**WHAT THE TASK REQUIRES**
Transcribe all of the material exactly, except for its pictures.

═════ STORED DATA

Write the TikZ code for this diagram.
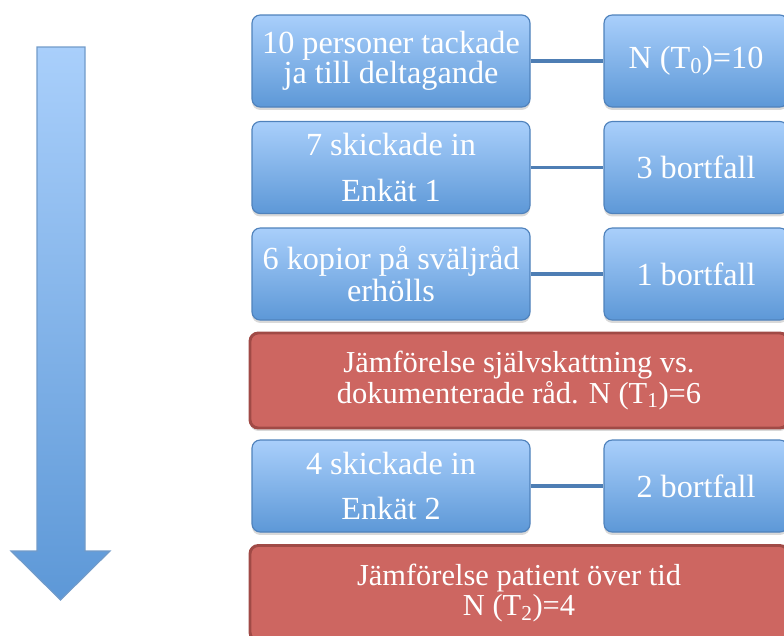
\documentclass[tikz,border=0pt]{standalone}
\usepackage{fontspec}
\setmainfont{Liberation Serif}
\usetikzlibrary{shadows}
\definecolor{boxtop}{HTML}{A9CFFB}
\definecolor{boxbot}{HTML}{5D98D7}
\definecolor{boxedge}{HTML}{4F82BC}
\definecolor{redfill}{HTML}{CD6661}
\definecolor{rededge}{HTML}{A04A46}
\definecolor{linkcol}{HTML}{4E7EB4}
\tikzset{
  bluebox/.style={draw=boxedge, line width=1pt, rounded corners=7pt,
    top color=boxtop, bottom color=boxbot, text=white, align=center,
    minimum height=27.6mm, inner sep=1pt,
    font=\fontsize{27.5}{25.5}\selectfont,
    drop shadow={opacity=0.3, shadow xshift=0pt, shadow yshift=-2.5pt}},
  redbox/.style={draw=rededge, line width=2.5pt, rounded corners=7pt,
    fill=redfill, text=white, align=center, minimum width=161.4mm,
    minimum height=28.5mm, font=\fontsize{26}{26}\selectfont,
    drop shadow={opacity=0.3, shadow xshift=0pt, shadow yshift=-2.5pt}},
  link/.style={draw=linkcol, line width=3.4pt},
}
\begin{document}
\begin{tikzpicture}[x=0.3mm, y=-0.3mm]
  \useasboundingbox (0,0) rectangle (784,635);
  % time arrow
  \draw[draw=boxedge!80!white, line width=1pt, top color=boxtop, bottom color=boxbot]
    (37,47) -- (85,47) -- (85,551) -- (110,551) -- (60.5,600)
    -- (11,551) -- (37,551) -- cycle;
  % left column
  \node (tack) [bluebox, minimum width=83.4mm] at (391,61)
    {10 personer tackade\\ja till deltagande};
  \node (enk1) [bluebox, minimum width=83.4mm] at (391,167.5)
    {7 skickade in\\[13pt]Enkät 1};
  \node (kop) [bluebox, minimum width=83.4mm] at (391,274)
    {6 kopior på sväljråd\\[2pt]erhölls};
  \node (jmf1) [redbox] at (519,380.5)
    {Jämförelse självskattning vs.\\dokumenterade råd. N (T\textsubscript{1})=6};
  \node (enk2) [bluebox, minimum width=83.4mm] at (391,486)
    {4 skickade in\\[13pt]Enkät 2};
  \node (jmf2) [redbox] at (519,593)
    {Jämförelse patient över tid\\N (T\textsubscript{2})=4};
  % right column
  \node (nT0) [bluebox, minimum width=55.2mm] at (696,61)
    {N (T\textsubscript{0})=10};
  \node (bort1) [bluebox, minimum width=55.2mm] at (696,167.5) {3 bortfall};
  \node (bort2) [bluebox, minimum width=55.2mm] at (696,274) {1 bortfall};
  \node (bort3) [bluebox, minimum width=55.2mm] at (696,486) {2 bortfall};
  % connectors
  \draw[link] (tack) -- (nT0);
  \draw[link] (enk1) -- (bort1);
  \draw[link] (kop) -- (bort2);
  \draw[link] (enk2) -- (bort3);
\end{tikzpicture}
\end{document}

══════════

**SOLUTION**
Write the TikZ code for this diagram.
\documentclass[tikz,border=0pt]{standalone}
\usepackage{fontspec}
\setmainfont{Liberation Serif}
\usetikzlibrary{shadows}
\definecolor{boxtop}{HTML}{A9CFFB}
\definecolor{boxbot}{HTML}{5D98D7}
\definecolor{boxedge}{HTML}{4F82BC}
\definecolor{redfill}{HTML}{CD6661}
\definecolor{rededge}{HTML}{A04A46}
\definecolor{linkcol}{HTML}{4E7EB4}
\tikzset{
  bluebox/.style={draw=boxedge, line width=1pt, rounded corners=7pt,
    top color=boxtop, bottom color=boxbot, text=white, align=center,
    minimum height=27.6mm, inner sep=1pt,
    font=\fontsize{27.5}{25.5}\selectfont,
    drop shadow={opacity=0.3, shadow xshift=0pt, shadow yshift=-2.5pt}},
  redbox/.style={draw=rededge, line width=2.5pt, rounded corners=7pt,
    fill=redfill, text=white, align=center, minimum width=161.4mm,
    minimum height=28.5mm, font=\fontsize{26}{26}\selectfont,
    drop shadow={opacity=0.3, shadow xshift=0pt, shadow yshift=-2.5pt}},
  link/.style={draw=linkcol, line width=3.4pt},
}
\begin{document}
\begin{tikzpicture}[x=0.3mm, y=-0.3mm]
  \useasboundingbox (0,0) rectangle (784,635);
  % time arrow
  \draw[draw=boxedge!80!white, line width=1pt, top color=boxtop, bottom color=boxbot]
    (37,47) -- (85,47) -- (85,551) -- (110,551) -- (60.5,600)
    -- (11,551) -- (37,551) -- cycle;
  % left column
  \node (tack) [bluebox, minimum width=83.4mm] at (391,61)
    {10 personer tackade\\ja till deltagande};
  \node (enk1) [bluebox, minimum width=83.4mm] at (391,167.5)
    {7 skickade in\\[13pt]Enkät 1};
  \node (kop) [bluebox, minimum width=83.4mm] at (391,274)
    {6 kopior på sväljråd\\[2pt]erhölls};
  \node (jmf1) [redbox] at (519,380.5)
    {Jämförelse självskattning vs.\\dokumenterade råd. N (T\textsubscript{1})=6};
  \node (enk2) [bluebox, minimum width=83.4mm] at (391,486)
    {4 skickade in\\[13pt]Enkät 2};
  \node (jmf2) [redbox] at (519,593)
    {Jämförelse patient över tid\\N (T\textsubscript{2})=4};
  % right column
  \node (nT0) [bluebox, minimum width=55.2mm] at (696,61)
    {N (T\textsubscript{0})=10};
  \node (bort1) [bluebox, minimum width=55.2mm] at (696,167.5) {3 bortfall};
  \node (bort2) [bluebox, minimum width=55.2mm] at (696,274) {1 bortfall};
  \node (bort3) [bluebox, minimum width=55.2mm] at (696,486) {2 bortfall};
  % connectors
  \draw[link] (tack) -- (nT0);
  \draw[link] (enk1) -- (bort1);
  \draw[link] (kop) -- (bort2);
  \draw[link] (enk2) -- (bort3);
\end{tikzpicture}
\end{document}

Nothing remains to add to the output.